Unfortunately, the relationship between Disney and Florida has recently become incredibly strained. Florida Governor Ron DeSantis signed into law the Parental Rights in Education Bill — which Disney was very vocal about being against. Disney has said they will work to repeal the bill, and DeSantis has said that Disney does not run the state.
Every day, it appears that the relationship between Disney and Florida falls apart a little more. It is now being reported that several Florida legislators are looking at repealing the Reedy Creek act that granted Disney its own government. According to ClickOrlando:
“In effect, they’re their own city out there. They can zone the way they want. They can do things the way they want. They can even build a nuclear power plant if they want,” News 6 political analyst Jim Clark said.
Those rights are now being discussed among some Florida lawmakers who are thinking about repealing the Reedy Creek Improvement Act of 1967.
“I think that this is a feud that is escalating into a war between Florida Republicans and the Disney corporation which is the largest single-site employer in Florida,” Clark said.
Richard Foglesong, a retired Rollins College political science professor and the author of Married to the Mouse, said he believes talks of revoking the act is just a way of the Republican party showing what they stand for, but no real change will come out of those discussions.

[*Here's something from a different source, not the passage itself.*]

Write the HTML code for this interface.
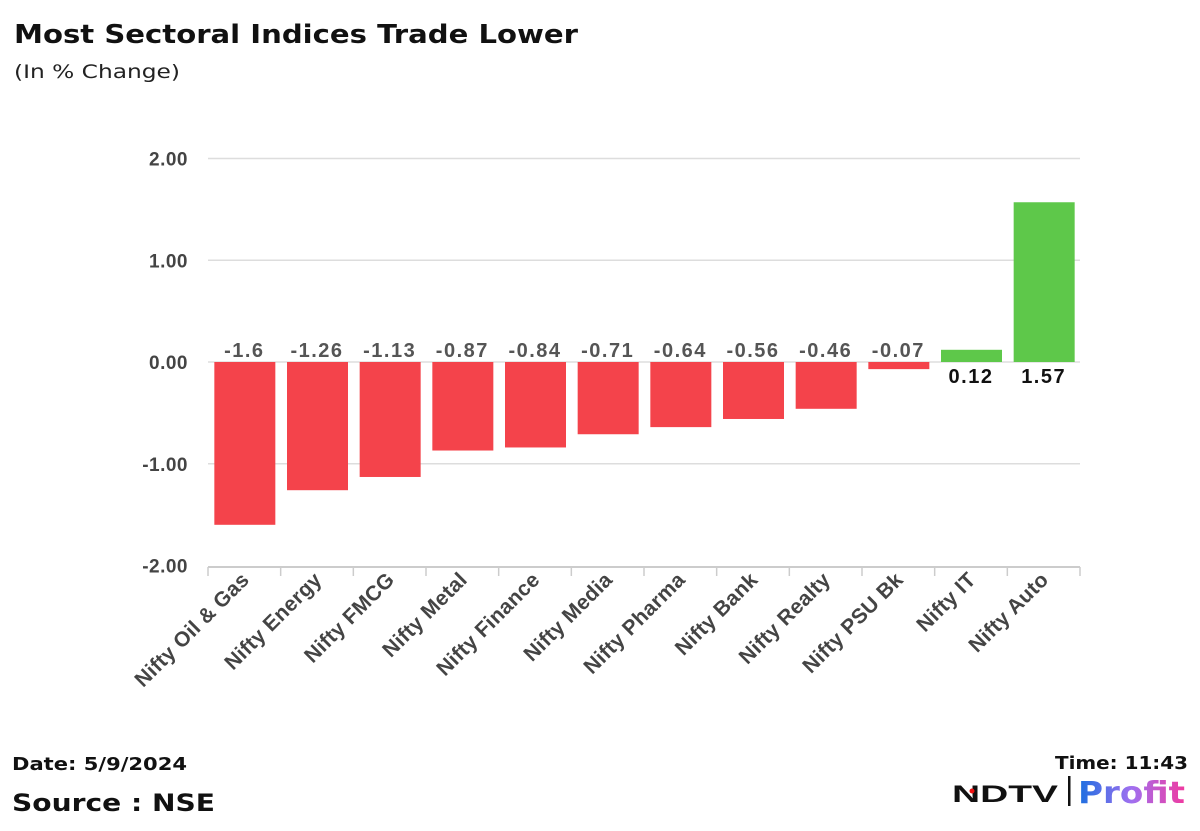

“If you ask me whether it’s politically possible to take these privileges away from the Disney company, I don’t think so,” Foglesong said. “I think that cooler minds will prevail and that this is really a shot across the bow to try to bring the Disney company, Mickey Mouse if you will, into line with Governor DeSantis. I thought it was more of March Madness of the political kind, the thought that the Republican Party, which used to be the party of business, would want to take on of their biggest donors.”
If Republican legislators try to dissolve the Reedy Creek Improvement District, it would most likely only make the relationship worse. Disney is currently planning to move thousands of employees to the state. Lake Nona, Florida is set to be the new Imagineering hub. Disney will receive major tax breaks for doing so, but Florida would also get millions of dollars. It is already rumored that Chapek is being pressured to stop the move, and if legislators try to follow through on their threat, that rumor could become reality.
Disney has not commented on the possible repeal at this time.